Диктатор Юлий Цезарь хочет стать королем-философом, но терпит поражение и в первой, и во второй роли. Царем ему не дал стать Брут, философом – неразгаданная тайна бытия.
– Жизнь – не прекрасная и не ужасная, – утверждает он, – не поддается оценке и лишена смысла, вселенная и не ведает о том, что в ней живут люди.
С таким набором сомнений трудно претендовать на сокрушительную роль личности в истории. И в этом – трагедия Цезаря, каким его с удивительным мастерством не воссоздал, а придумал автор.
17 апреля
Ко Дню поэзии хайку
Хайку удивляют своей неразборчивостью. Эти стихи не “растут из сора”, а остаются с ним. Им все равно, о чем говорить, потому что японскому поэту важна не картина, а взгляд. Хайку не рассказывают о том, что видит поэт, а заставляют нас увидеть то, что видно без него.
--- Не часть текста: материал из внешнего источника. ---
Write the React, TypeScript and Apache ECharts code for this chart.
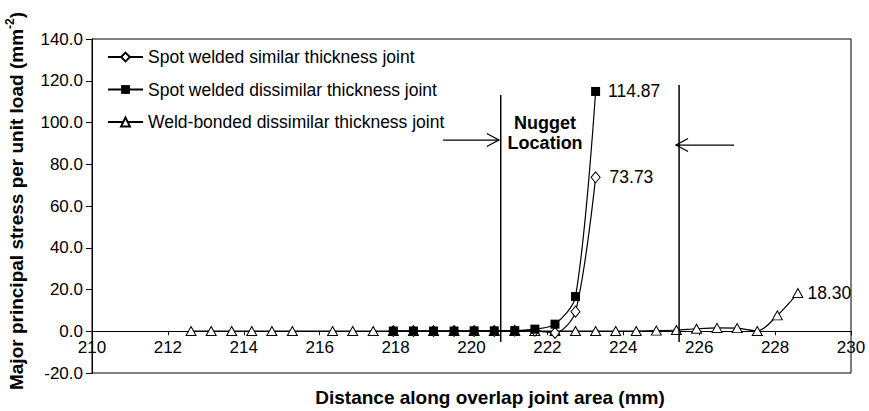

Мы видим мир не таким, каким он нам представляется, и не таким, каким он мог бы быть, и не таким, каким он должен был бы быть. Мы видим мир таким, каким бы он был без нас.
Хайку не фотографируют момент, а высекают его на камне. Они прекращают ход времени, как остановленные, а не сломанные часы.
Хайку не лаконичны, а самодостаточны. Недоговоренность была бы излишеством. Это – конечный итог вычитания. Они напоминают пирамиды, монументальность которых не зависит от размера.
Сюжет в хайку разворачивается за пределами текста. Мы видим его результат: неоспоримое присутствие вещей, бескомпромиссная реальность их существования. Вещами хайку интересуются не потому, что они что-то символизируют, а потому, что они есть.
Слова в хайку должны ошеломлять точностью – как будто сунул руку в кипяток.